Le gouvernement établit aussi un lien entre souveraineté agricole et "production durable de biomasse" et "décarbonation de l'économie", tandis qu'il définit la souveraineté alimentaire comme la capacité de la France à assurer son "approvisionnement alimentaire". Sur ce sujet, un rapport annuel devra être remis par l'exécutif au Parlement.

Des mesures pour faciliter la formation des agriculteurs

Le texte s'attaque aussi à la formation et à l'installation de futurs agriculteurs, alors qu'un tiers des exploitants pourrait partir à la retraite dans les dix prochaines années, selon le gouvernement.
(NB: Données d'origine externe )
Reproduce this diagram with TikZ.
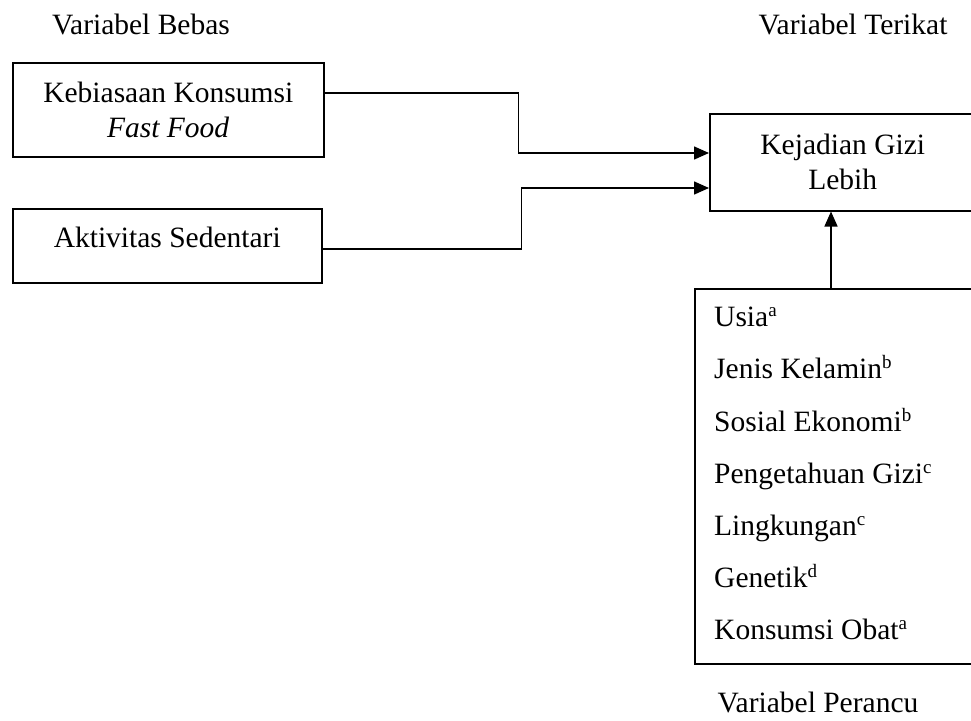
\documentclass[tikz,border=0pt]{standalone}
\usepackage{fontspec}
\setmainfont{Liberation Serif}
\usetikzlibrary{arrows.meta,calc}
\newcommand{\supl}[1]{\raisebox{10pt}{\fontsize{19}{19}\selectfont #1}}
\tikzset{
  box/.style={draw, line width=1.5pt, anchor=north west, inner sep=0pt, align=center},
  lbl/.style={inner sep=0pt, font=\fontsize{29.5}{35}\selectfont},
  arr/.style={line width=1.5pt, -{Triangle[length=15pt,width=13pt]}},
}
\begin{document}
\begin{tikzpicture}[x=1pt,y=-1pt]
\useasboundingbox (0,0) rectangle (971,720);
\clip (0,0) rectangle (971,720);
\node[lbl, anchor=base] (tb) at (141,34) {Variabel Bebas};
\node[lbl, anchor=base] (tt) at (853,34) {Variabel Terikat};
\node[lbl, anchor=base] (tp) at (818,712) {Variabel Perancu};
\node[box, lbl, minimum width=311pt, minimum height=94pt] (b1) at (12,62)
  {Kebiasaan Konsumsi\\\textit{Fast Food}};
\node[box, lbl, minimum width=309pt, minimum height=74pt] (b2) at (12,208)
  {Aktivitas Sedentari\\[-19pt]};
\node[box, lbl, minimum width=266pt, minimum height=97pt] (b3) at (709,113)
  {Kejadian Gizi\\Lebih};
\node[box, minimum width=285pt, minimum height=375pt] (b4) at (694,288) {};
\node[lbl, anchor=north west, align=left, font=\fontsize{29.5}{52.2}\selectfont]
  (list) at (714,307)
  {Usia\supl{a}\\
   Jenis Kelamin\supl{b}\\
   Sosial Ekonomi\supl{b}\\
   Pengetahuan Gizi\supl{c}\\
   Lingkungan\supl{c}\\
   Genetik\supl{d}\\
   Konsumsi Obat\supl{a}};
\draw[arr] ([yshift=-31pt]b1.north east) -- ++(194,0) |- ([yshift=-40pt]b3.north west);
\draw[arr] ([yshift=-3pt]b2.east) -- ++(199,0) |- ([yshift=-75pt]b3.north west);
\coordinate (c4) at ([xshift=137pt]b4.north west);
\draw[arr] (c4) -- (c4 |- b3.south);
\end{tikzpicture}
\end{document}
Il prévoit notamment la création d'un nouveau diplôme de niveau à bac+3, un "bachelor agro", et l'instauration d'un réseau nommé "France services agriculture". Il s'agira d'un guichet ou d'un point d'entrée unique pour les candidats à l'installation, sous l'égide des chambres d'agriculture.

Par ailleurs, chaque écolier devra bénéficier d'au moins une "action de découverte de l'agriculture", comme une visite de ferme.
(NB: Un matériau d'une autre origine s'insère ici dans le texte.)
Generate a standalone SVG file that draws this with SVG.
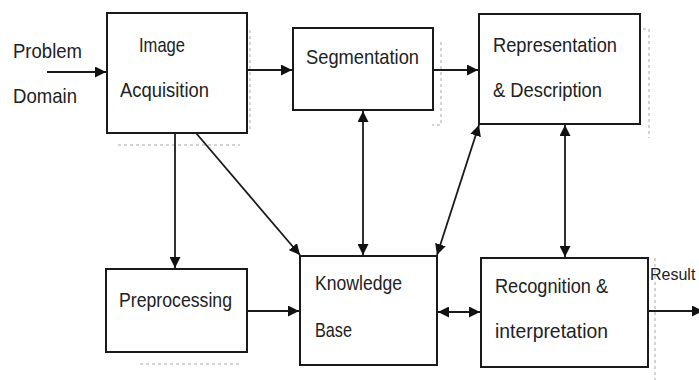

Accélérer les projets d'irrigation et d'élevage

C'était l'un des autres engagements de l'exécutif en pleine fronde agricole. Le texte propose de créer une "présomption d'urgence" en cas de contentieux autour de la construction d'une réserve d'eau pour l'irrigation. Le gouvernement entend ainsi réduire les délais de procédures afin de "purger le contentieux en moins de dix mois".
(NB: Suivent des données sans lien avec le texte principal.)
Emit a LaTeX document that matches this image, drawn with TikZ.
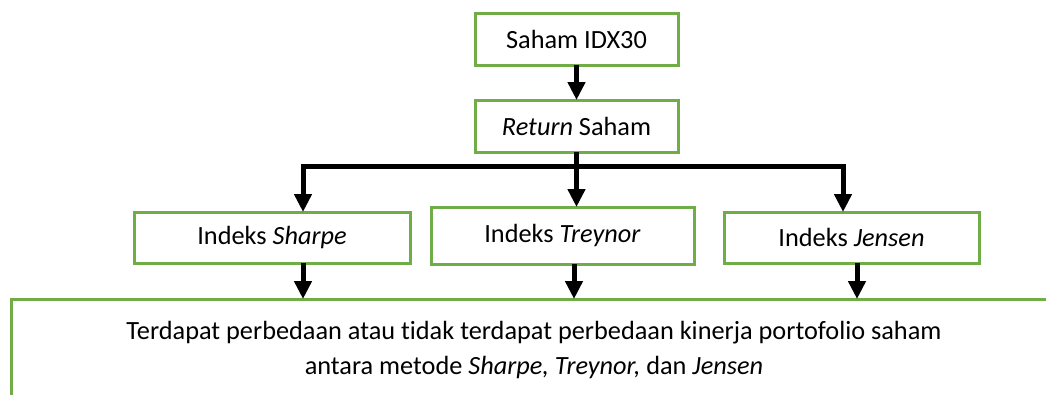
\documentclass[tikz,border=0pt]{standalone}
\usepackage{fontspec}
\setmainfont{Carlito}[Ligatures=NoCommon,Contextuals=NoAlternate]
\usetikzlibrary{arrows.meta}
\definecolor{boxgreen}{HTML}{70AD47}
\begin{document}
\begin{tikzpicture}[x=1pt,y=-1pt,
  box/.style={draw=boxgreen, line width=3pt, inner sep=0pt, outer sep=0pt, align=center,
    font=\fontsize{26.3}{35}\selectfont},
  conn/.style={line width=5pt, line join=miter, -{Triangle[length=18pt,width=17pt]}},
  txt/.style={inner sep=0pt, align=center, font=\fontsize{26.3}{35}\selectfont}]
\clip (0,0) rectangle (1046,394);
\fill[white] (0,0) rectangle (1046,394);
\node[box, minimum width=203pt, minimum height=52pt] (b1) at (576.5,39) {Saham IDX30};
\node[box, minimum width=203pt, minimum height=52pt] (b2) at (576.5,126) {\textit{Return} Saham};
\node[box, minimum width=276pt, minimum height=51pt] (sharpe) at (272,237.5) {Indeks \textit{Sharpe}};
\node[box, minimum width=263pt, minimum height=57pt] (treynor) at (562.5,235.5) {Indeks \textit{Treynor}};
\node[box, minimum width=255pt, minimum height=51pt] (jensen) at (851.5,237.5) {Indeks \textit{Jensen}};
\node[box, minimum width=1059pt, minimum height=131pt] (bottom) at (540.5,364.5) {};
\node[txt] (concl) at (534,350) {Terdapat perbedaan atau tidak terdapat perbedaan kinerja portofolio saham\\antara metode \textit{Sharpe, Treynor,} dan \textit{Jensen}};
\draw[conn] (b1.south) -- (b2.north);
\draw[conn] (b2.south) -- (b2.south |- treynor.north);
\draw[conn] (b2.south) ++(0,14) -| ([xshift=31pt]sharpe.north);
\draw[conn] (b2.south) ++(0,14) -| ([xshift=-8.5pt]jensen.north);
\draw[conn] ([xshift=31pt]sharpe.south) -- ([xshift=31pt]sharpe.south |- bottom.north);
\draw[conn] ([xshift=11.5pt]treynor.south) -- ([xshift=11.5pt]treynor.south |- bottom.north);
\draw[conn] ([xshift=5.5pt]jensen.south) -- ([xshift=5.5pt]jensen.south |- bottom.north);
\end{tikzpicture}
\end{document}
Ce dispositif pourra aussi être invoqué pour des projets de bâtiments d'élevage, dont des installations agricoles "classées pour la protection de l'environnement". Cela concerne par exemple les grands élevages de porcs et de poulets qui font l'objet d'une autorisation des services de l'Etat en raison de leur potentiel impact environnemental.

Alléger les sanctions en cas de dommages à l'environnement

Alors que Bruxelles a déjà amoindri certaines normes environnementales pour répondre à la colère des agriculteurs européens, le gouvernement veut aussi adapter l'échelle des peines et remplacer des sanctions pénales par des sanctions administratives dans certains cas d'atteinte à l'environnement ou à la biodiversité. "On ne va pas envoyer un agriculteur en prison parce qu'il a taillé sa haie au mauvais moment", a résumé le ministre de l'Agriculture, Marc Fesneau. Il juge plus utile d'instituer des obligations de restauration écologique.

Le texte doit aussi contenir "une disposition sur les chiens de protection de troupeau". Les éleveurs demandent à être déchargés de responsabilité pénale et civile en cas de contentieux, par exemple si un chien a mordu un promeneur.

Simplifier la réglementation

Le texte entend aussi simplifier les textes de réglementation. "C'est un millefeuille réglementaire qui est complètement indigeste. (...) Rien que pour la haie, j'ai aujourd'hui 14 réglementations qui s'appliquent. (...) On ne sait plus ce qu'on a le droit de faire", dénonçait, fin janvier sur France 5, Luc Smessaert, vice-président de la FNSEA, syndicat majoritaire dans le secteur.

Sur ce sujet, l'exécutif veut unifier les normes dans une "réglementation unique". Le texte maintient l'interdiction de la destruction d'une haie, mais prévoit des conditions de dérogation à ce principe, par exemple en cas de replantation.